→ **Source data**
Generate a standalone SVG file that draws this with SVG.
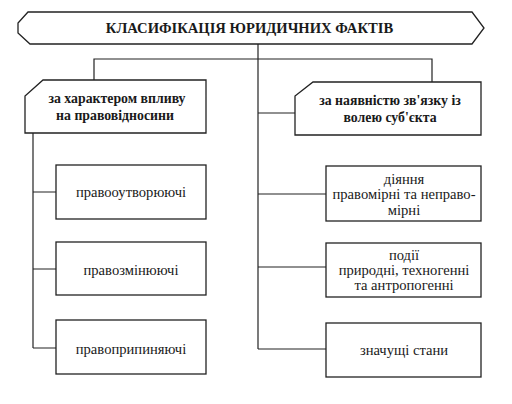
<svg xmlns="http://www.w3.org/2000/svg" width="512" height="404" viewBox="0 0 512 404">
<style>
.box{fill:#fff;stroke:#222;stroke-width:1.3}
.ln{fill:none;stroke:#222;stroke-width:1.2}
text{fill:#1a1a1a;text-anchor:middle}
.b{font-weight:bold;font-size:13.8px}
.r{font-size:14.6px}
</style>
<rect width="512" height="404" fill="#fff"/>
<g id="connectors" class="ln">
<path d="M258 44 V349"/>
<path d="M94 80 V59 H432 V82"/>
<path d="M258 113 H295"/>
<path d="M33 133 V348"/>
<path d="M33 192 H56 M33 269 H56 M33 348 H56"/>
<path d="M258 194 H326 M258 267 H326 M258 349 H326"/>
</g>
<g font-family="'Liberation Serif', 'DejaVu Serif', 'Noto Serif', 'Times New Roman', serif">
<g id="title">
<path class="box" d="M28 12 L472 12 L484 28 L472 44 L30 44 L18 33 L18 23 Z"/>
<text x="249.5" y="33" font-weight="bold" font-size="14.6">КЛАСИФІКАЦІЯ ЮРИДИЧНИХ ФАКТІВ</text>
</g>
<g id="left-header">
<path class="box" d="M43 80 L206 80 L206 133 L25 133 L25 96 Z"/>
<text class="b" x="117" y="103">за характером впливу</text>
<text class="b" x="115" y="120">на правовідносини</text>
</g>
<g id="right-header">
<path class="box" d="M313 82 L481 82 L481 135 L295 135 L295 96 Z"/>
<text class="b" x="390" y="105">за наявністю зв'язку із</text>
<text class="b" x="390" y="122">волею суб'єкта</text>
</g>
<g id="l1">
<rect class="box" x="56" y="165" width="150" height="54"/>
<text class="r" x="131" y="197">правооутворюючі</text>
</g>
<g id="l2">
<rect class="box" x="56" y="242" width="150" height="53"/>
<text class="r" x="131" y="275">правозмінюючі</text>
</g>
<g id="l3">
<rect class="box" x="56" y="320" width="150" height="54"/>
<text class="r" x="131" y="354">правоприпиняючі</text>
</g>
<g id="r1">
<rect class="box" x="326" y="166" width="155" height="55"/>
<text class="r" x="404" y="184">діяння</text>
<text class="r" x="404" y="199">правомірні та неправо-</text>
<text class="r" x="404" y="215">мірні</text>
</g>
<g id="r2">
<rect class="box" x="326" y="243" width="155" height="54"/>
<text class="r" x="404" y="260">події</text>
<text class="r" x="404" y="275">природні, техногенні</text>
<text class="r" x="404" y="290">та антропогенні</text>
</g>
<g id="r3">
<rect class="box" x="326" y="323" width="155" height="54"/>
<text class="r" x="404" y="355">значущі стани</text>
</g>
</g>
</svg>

→ **Exercise brief**
Restate the full listing verbatim and drop every picture.

→ **In response**
Generate a standalone SVG file that draws this with SVG.
<svg xmlns="http://www.w3.org/2000/svg" width="512" height="404" viewBox="0 0 512 404">
<style>
.box{fill:#fff;stroke:#222;stroke-width:1.3}
.ln{fill:none;stroke:#222;stroke-width:1.2}
text{fill:#1a1a1a;text-anchor:middle}
.b{font-weight:bold;font-size:13.8px}
.r{font-size:14.6px}
</style>
<rect width="512" height="404" fill="#fff"/>
<g id="connectors" class="ln">
<path d="M258 44 V349"/>
<path d="M94 80 V59 H432 V82"/>
<path d="M258 113 H295"/>
<path d="M33 133 V348"/>
<path d="M33 192 H56 M33 269 H56 M33 348 H56"/>
<path d="M258 194 H326 M258 267 H326 M258 349 H326"/>
</g>
<g font-family="'Liberation Serif', 'DejaVu Serif', 'Noto Serif', 'Times New Roman', serif">
<g id="title">
<path class="box" d="M28 12 L472 12 L484 28 L472 44 L30 44 L18 33 L18 23 Z"/>
<text x="249.5" y="33" font-weight="bold" font-size="14.6">КЛАСИФІКАЦІЯ ЮРИДИЧНИХ ФАКТІВ</text>
</g>
<g id="left-header">
<path class="box" d="M43 80 L206 80 L206 133 L25 133 L25 96 Z"/>
<text class="b" x="117" y="103">за характером впливу</text>
<text class="b" x="115" y="120">на правовідносини</text>
</g>
<g id="right-header">
<path class="box" d="M313 82 L481 82 L481 135 L295 135 L295 96 Z"/>
<text class="b" x="390" y="105">за наявністю зв'язку із</text>
<text class="b" x="390" y="122">волею суб'єкта</text>
</g>
<g id="l1">
<rect class="box" x="56" y="165" width="150" height="54"/>
<text class="r" x="131" y="197">правооутворюючі</text>
</g>
<g id="l2">
<rect class="box" x="56" y="242" width="150" height="53"/>
<text class="r" x="131" y="275">правозмінюючі</text>
</g>
<g id="l3">
<rect class="box" x="56" y="320" width="150" height="54"/>
<text class="r" x="131" y="354">правоприпиняючі</text>
</g>
<g id="r1">
<rect class="box" x="326" y="166" width="155" height="55"/>
<text class="r" x="404" y="184">діяння</text>
<text class="r" x="404" y="199">правомірні та неправо-</text>
<text class="r" x="404" y="215">мірні</text>
</g>
<g id="r2">
<rect class="box" x="326" y="243" width="155" height="54"/>
<text class="r" x="404" y="260">події</text>
<text class="r" x="404" y="275">природні, техногенні</text>
<text class="r" x="404" y="290">та антропогенні</text>
</g>
<g id="r3">
<rect class="box" x="326" y="323" width="155" height="54"/>
<text class="r" x="404" y="355">значущі стани</text>
</g>
</g>
</svg>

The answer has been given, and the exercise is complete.